La grande affaire hellénique, passionnante, redoutable, était le choix du meilleur gouvernement : monarchique, oligarchique ou républicain ? Hérodote exposait les données du problème avec une impartialité plus que prudente, sans conclure, sans choisir : Comment la monarchie pourrait-elle être un État bien gouverné, dit Otanès, puisqu’elle permet à un homme qui n’a pas de contradicteur de faire ce qu’il veut ? je vote pour que nous abolissions la monarchie et que nous élevions la multitude au pouvoir, car tout réside dans le grand nombre. — Rien, répond Mégabyze, rien plus qu’une vaine foule n’est irréfléchi et insolent, et il n’est vraiment pas tolérable que des hommes qui veulent se soustraire à l’arrogance d’un monarque retombent sous l’insolence d’un peuple désordonné ! Élisons une assemblée d’hommes les meilleurs et donnons-lui la souveraineté. — De ces trois formes supposées excellentes, dit à son tour Darius, d’un peuple excellent, d’une oligarchie, d’une monarchie, je soutiens que la dernière est de beaucoup la meilleure. Car rien n’est préférable à un seul homme excellent. Il se conduit avec assez de prudence pour administrer d’une manière irréprochable ; et surtout il sait garder le secret concernant ses résolutions contre ses ennemis extérieurs.

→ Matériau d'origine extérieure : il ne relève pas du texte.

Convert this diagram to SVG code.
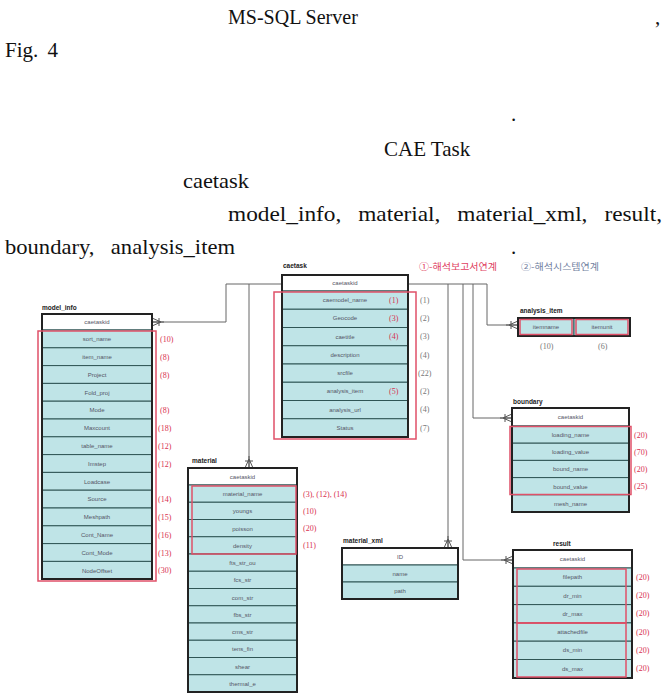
<svg xmlns="http://www.w3.org/2000/svg" width="668" height="695" viewBox="0 0 668 695">
<defs>
<style>
.body{font-family:"Liberation Serif","Times New Roman",serif;font-size:21px;fill:#111}
.ttl{font-family:"Liberation Sans",Arial,sans-serif;font-size:6.5px;font-weight:bold;fill:#222}
.hd{fill:#fff;stroke:#2f4f4f;stroke-width:1}
.rw{fill:#bfe4e7;stroke:#2f5555;stroke-width:1}
.box{fill:none;stroke:#222;stroke-width:2}
.red{fill:none;stroke:#e05068;stroke-width:1.5}
.ft{font-family:"Liberation Sans",Arial,sans-serif;font-size:6px;fill:#556;text-anchor:middle}
.rc{font-family:"Liberation Serif",serif;font-size:8px;fill:#d83050}
.gc{font-family:"Liberation Serif",serif;font-size:8px;fill:#777}
.lg{font-family:"Noto Sans CJK KR","Noto Sans",sans-serif;font-size:9px}
.cn{fill:none;stroke:#666;stroke-width:1}
</style>
<marker id="crow" viewBox="-12 -6 13 12" refX="0" refY="0" markerWidth="13" markerHeight="12" markerUnits="userSpaceOnUse" orient="auto">
<path d="M-9,0 L0,-4 M-9,0 L0,4 M-12,0 L0,0 M-7,-4 V4" fill="none" stroke="#555" stroke-width="1"/>
</marker>
</defs>
<rect width="668" height="695" fill="#fff"/>

<g id="text">
<text class="body" x="228" y="24" style="font-size:20px">MS-SQL Server</text>
<text class="body" x="655" y="24">,</text>
<text class="body" x="5" y="57" word-spacing="4">Fig. 4</text>
<text class="body" x="511" y="121">.</text>
<text class="body" x="384" y="156">CAE Task</text>
<text class="body" x="183" y="188" textLength="66" lengthAdjust="spacingAndGlyphs">caetask</text>
<text class="body" x="228" y="221" word-spacing="10" textLength="434" lengthAdjust="spacingAndGlyphs">model_info, material, material_xml, result,</text>
<text class="body" x="5" y="254" word-spacing="10" textLength="230" lengthAdjust="spacingAndGlyphs">boundary, analysis_item</text>
<text class="body" x="511" y="254">.</text>
</g>

<g id="legend">
<text class="lg" x="419" y="270" fill="#e04060" textLength="78" lengthAdjust="spacingAndGlyphs">①-해석보고서연계</text>
<text class="lg" x="521" y="270" fill="#7080a0" textLength="78" lengthAdjust="spacingAndGlyphs">②-해석시스템연계</text>
</g>

<g id="connectors">
<path class="cn" d="M282,284 H226 V322 H152" marker-end="url(#crow)"/>
<path class="cn" d="M249,284 V468" marker-end="url(#crow)"/>
<path class="cn" d="M408,284 H487 V325 H518" marker-end="url(#crow)"/>
<path class="cn" d="M448,284 V548" marker-end="url(#crow)"/>
<path class="cn" d="M463,284 V560 H513" marker-end="url(#crow)"/>
<path class="cn" d="M473,284 V418 H512" marker-end="url(#crow)"/>
</g>

<g id="caetask">
<text class="ttl" x="283" y="268">caetask</text>
<rect class="hd" x="282" y="275" width="126" height="16"/>
<text class="ft" x="345" y="285">caetaskid</text>
<rect class="rw" x="282" y="291" width="126" height="18.25"/>
<rect class="rw" x="282" y="309.25" width="126" height="18.25"/>
<rect class="rw" x="282" y="327.5" width="126" height="18.25"/>
<rect class="rw" x="282" y="345.75" width="126" height="18.25"/>
<rect class="rw" x="282" y="364" width="126" height="18.25"/>
<rect class="rw" x="282" y="382.25" width="126" height="18.25"/>
<rect class="rw" x="282" y="400.5" width="126" height="18.25"/>
<rect class="rw" x="282" y="418.75" width="126" height="18.25"/>
<text class="ft" x="345" y="302">caemodel_name</text>
<text class="ft" x="345" y="320">Geocode</text>
<text class="ft" x="345" y="338.5">caetitle</text>
<text class="ft" x="345" y="357">description</text>
<text class="ft" x="345" y="375">srcfile</text>
<text class="ft" x="345" y="393">analysis_item</text>
<text class="ft" x="345" y="411.5">analysis_url</text>
<text class="ft" x="345" y="430">Status</text>
<rect class="box" x="282" y="275" width="126" height="162"/>
<rect class="red" x="274" y="292" width="142" height="147"/>
<text class="rc" x="389" y="303">(1)</text>
<text class="rc" x="389" y="321">(3)</text>
<text class="rc" x="389" y="339">(4)</text>
<text class="rc" x="389" y="394">(5)</text>
<text class="gc" x="420" y="303">(1)</text>
<text class="gc" x="420" y="321">(2)</text>
<text class="gc" x="420" y="339">(3)</text>
<text class="gc" x="420" y="358">(4)</text>
<text class="gc" x="418" y="376">(22)</text>
<text class="gc" x="420" y="394">(2)</text>
<text class="gc" x="420" y="412">(4)</text>
<text class="gc" x="420" y="431">(7)</text>
</g>

<g id="model_info">
<text class="ttl" x="42" y="310">model_info</text>
<rect class="hd" x="42" y="314" width="110" height="16"/>
<text class="ft" x="97" y="324">caetaskid</text>
<g>
<rect class="rw" x="42" y="330" width="110" height="17.8"/>
<rect class="rw" x="42" y="347.8" width="110" height="17.8"/>
<rect class="rw" x="42" y="365.6" width="110" height="17.8"/>
<rect class="rw" x="42" y="383.4" width="110" height="17.8"/>
<rect class="rw" x="42" y="401.2" width="110" height="17.8"/>
<rect class="rw" x="42" y="419" width="110" height="17.8"/>
<rect class="rw" x="42" y="436.8" width="110" height="17.8"/>
<rect class="rw" x="42" y="454.6" width="110" height="17.8"/>
<rect class="rw" x="42" y="472.4" width="110" height="17.8"/>
<rect class="rw" x="42" y="490.2" width="110" height="17.8"/>
<rect class="rw" x="42" y="508" width="110" height="17.8"/>
<rect class="rw" x="42" y="525.8" width="110" height="17.8"/>
<rect class="rw" x="42" y="543.6" width="110" height="17.8"/>
<rect class="rw" x="42" y="561.4" width="110" height="17.8"/>
</g>
<text class="ft" x="97" y="341">sort_name</text>
<text class="ft" x="97" y="359">item_name</text>
<text class="ft" x="97" y="377">Project</text>
<text class="ft" x="97" y="394.5">Fold_proj</text>
<text class="ft" x="97" y="412">Mode</text>
<text class="ft" x="97" y="430">Maxcount</text>
<text class="ft" x="97" y="448">table_name</text>
<text class="ft" x="97" y="466">Imstep</text>
<text class="ft" x="97" y="483.5">Loadcase</text>
<text class="ft" x="97" y="501">Source</text>
<text class="ft" x="97" y="519">Meshpath</text>
<text class="ft" x="97" y="537">Cont_Name</text>
<text class="ft" x="97" y="555">Cont_Mode</text>
<text class="ft" x="97" y="572.5">NodeOffset</text>
<rect class="box" x="42" y="314" width="110" height="265"/>
<rect class="red" x="38" y="331" width="118" height="250"/>
<text class="rc" x="160" y="342">(10)</text>
<text class="rc" x="160" y="360">(8)</text>
<text class="rc" x="160" y="378">(8)</text>
<text class="rc" x="160" y="413">(8)</text>
<text class="rc" x="158" y="431">(18)</text>
<text class="rc" x="158" y="449">(12)</text>
<text class="rc" x="158" y="467">(12)</text>
<text class="rc" x="158" y="502">(14)</text>
<text class="rc" x="158" y="520">(15)</text>
<text class="rc" x="158" y="538">(16)</text>
<text class="rc" x="158" y="556">(13)</text>
<text class="rc" x="158" y="573">(30)</text>
</g>

<g id="analysis_item">
<text class="ttl" x="520" y="313">analysis_item</text>
<rect class="rw" x="518" y="318" width="56" height="18"/>
<rect class="rw" x="574" y="318" width="56" height="18"/>
<text class="ft" x="546" y="329">itemname</text>
<text class="ft" x="602" y="329">itemunit</text>
<rect class="box" x="518" y="318" width="112" height="18"/>
<rect class="red" x="520" y="319.5" width="52" height="15"/>
<rect class="red" x="576" y="319.5" width="52" height="15"/>
<text class="gc" x="540" y="349">(10)</text>
<text class="gc" x="598" y="349">(6)</text>
</g>

<g id="boundary">
<text class="ttl" x="513" y="404">boundary</text>
<rect class="hd" x="512" y="408" width="117" height="18"/>
<text class="ft" x="570.5" y="419">caetaskid</text>
<rect class="rw" x="512" y="426" width="117" height="17.2"/>
<rect class="rw" x="512" y="443.2" width="117" height="17.2"/>
<rect class="rw" x="512" y="460.4" width="117" height="17.2"/>
<rect class="rw" x="512" y="477.6" width="117" height="17.2"/>
<rect class="rw" x="512" y="494.8" width="117" height="17.2"/>
<text class="ft" x="570.5" y="437">loading_name</text>
<text class="ft" x="570.5" y="454">loading_value</text>
<text class="ft" x="570.5" y="471">bound_name</text>
<text class="ft" x="570.5" y="488.5">bound_value</text>
<text class="ft" x="570.5" y="505.5">mesh_name</text>
<rect class="box" x="512" y="408" width="117" height="104"/>
<rect class="red" x="510" y="426.5" width="121" height="68"/>
<text class="rc" x="634" y="438">(20)</text>
<text class="rc" x="634" y="455">(70)</text>
<text class="rc" x="634" y="472">(20)</text>
<text class="rc" x="634" y="489">(25)</text>
</g>

<g id="material">
<text class="ttl" x="192" y="463">material</text>
<rect class="hd" x="188" y="468" width="109" height="17"/>
<text class="ft" x="242.5" y="478.5">caetaskid</text>
<rect class="rw" x="188" y="485" width="109" height="17.25"/>
<rect class="rw" x="188" y="502.25" width="109" height="17.25"/>
<rect class="rw" x="188" y="519.5" width="109" height="17.25"/>
<rect class="rw" x="188" y="536.75" width="109" height="17.25"/>
<rect class="rw" x="188" y="554" width="109" height="17.25"/>
<rect class="rw" x="188" y="571.25" width="109" height="17.25"/>
<rect class="rw" x="188" y="588.5" width="109" height="17.25"/>
<rect class="rw" x="188" y="605.75" width="109" height="17.25"/>
<rect class="rw" x="188" y="623" width="109" height="17.25"/>
<rect class="rw" x="188" y="640.25" width="109" height="17.25"/>
<rect class="rw" x="188" y="657.5" width="109" height="17.25"/>
<rect class="rw" x="188" y="674.75" width="109" height="17.25"/>
<text class="ft" x="242.5" y="496">material_name</text>
<text class="ft" x="242.5" y="513">youngs</text>
<text class="ft" x="242.5" y="530.5">poisson</text>
<text class="ft" x="242.5" y="547.5">density</text>
<text class="ft" x="242.5" y="565">fts_str_ou</text>
<text class="ft" x="242.5" y="582">fcs_str</text>
<text class="ft" x="242.5" y="599.5">com_str</text>
<text class="ft" x="242.5" y="616.5">fbs_str</text>
<text class="ft" x="242.5" y="634">cms_str</text>
<text class="ft" x="242.5" y="651">tens_fin</text>
<text class="ft" x="242.5" y="668.5">shear</text>
<text class="ft" x="242.5" y="685.5">thermal_e</text>
<rect class="box" x="188" y="468" width="109" height="224"/>
<rect class="red" x="192" y="486" width="104" height="68"/>
<text class="rc" x="303" y="497">(3), (12), (14)</text>
<text class="rc" x="303" y="514">(10)</text>
<text class="rc" x="303" y="531">(20)</text>
<text class="rc" x="303" y="548">(11)</text>
</g>

<g id="material_xml">
<text class="ttl" x="343" y="543">material_xml</text>
<rect class="hd" x="342" y="548" width="116" height="17"/>
<rect class="rw" x="342" y="565" width="116" height="17"/>
<rect class="rw" x="342" y="582" width="116" height="17"/>
<text class="ft" x="400" y="558.5">ID</text>
<text class="ft" x="400" y="575.5">name</text>
<text class="ft" x="400" y="592.5">path</text>
<rect class="box" x="342" y="548" width="116" height="51"/>
</g>

<g id="result">
<text class="ttl" x="553" y="546">result</text>
<rect class="hd" x="513" y="550" width="119" height="18"/>
<text class="ft" x="572.5" y="561">caetaskid</text>
<rect class="rw" x="513" y="568" width="119" height="18.3"/>
<rect class="rw" x="513" y="586.3" width="119" height="18.3"/>
<rect class="rw" x="513" y="604.6" width="119" height="18.3"/>
<rect class="rw" x="513" y="622.9" width="119" height="18.3"/>
<rect class="rw" x="513" y="641.2" width="119" height="18.3"/>
<rect class="rw" x="513" y="659.5" width="119" height="18.3"/>
<text class="ft" x="572.5" y="579">filepath</text>
<text class="ft" x="572.5" y="597.5">dr_min</text>
<text class="ft" x="572.5" y="615.5">dr_max</text>
<text class="ft" x="572.5" y="634">attachedfile</text>
<text class="ft" x="572.5" y="652">ds_min</text>
<text class="ft" x="572.5" y="670.5">ds_max</text>
<rect class="box" x="513" y="550" width="119" height="128"/>
<rect class="red" x="517" y="569" width="109" height="54"/>
<rect class="red" x="517" y="623" width="109" height="54"/>
<text class="rc" x="636" y="580">(20)</text>
<text class="rc" x="636" y="598">(20)</text>
<text class="rc" x="636" y="616">(20)</text>
<text class="rc" x="636" y="635">(20)</text>
<text class="rc" x="636" y="653">(20)</text>
<text class="rc" x="636" y="671">(20)</text>
</g>
</svg>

Périclès, semble-t-il, rêvait d’être ce monarque, administrateur prudent et stratège mystérieux, que le Darius d’Hérodote avait défini, en laissant aux Athéniens l’apparence et le jeu d’une organisation républicaine. Que lui importait le titre de roi, s’il jouissait de tous les pouvoirs de la royauté. Penses-tu, dit Sophocle en son Œdipe, qu’on puisse aimer mieux commander au milieu des terreurs que dormir tranquille en possédant la même puissance ? Pour moi, certes, j’aime mieux faire ce que font les rois qu’être roi.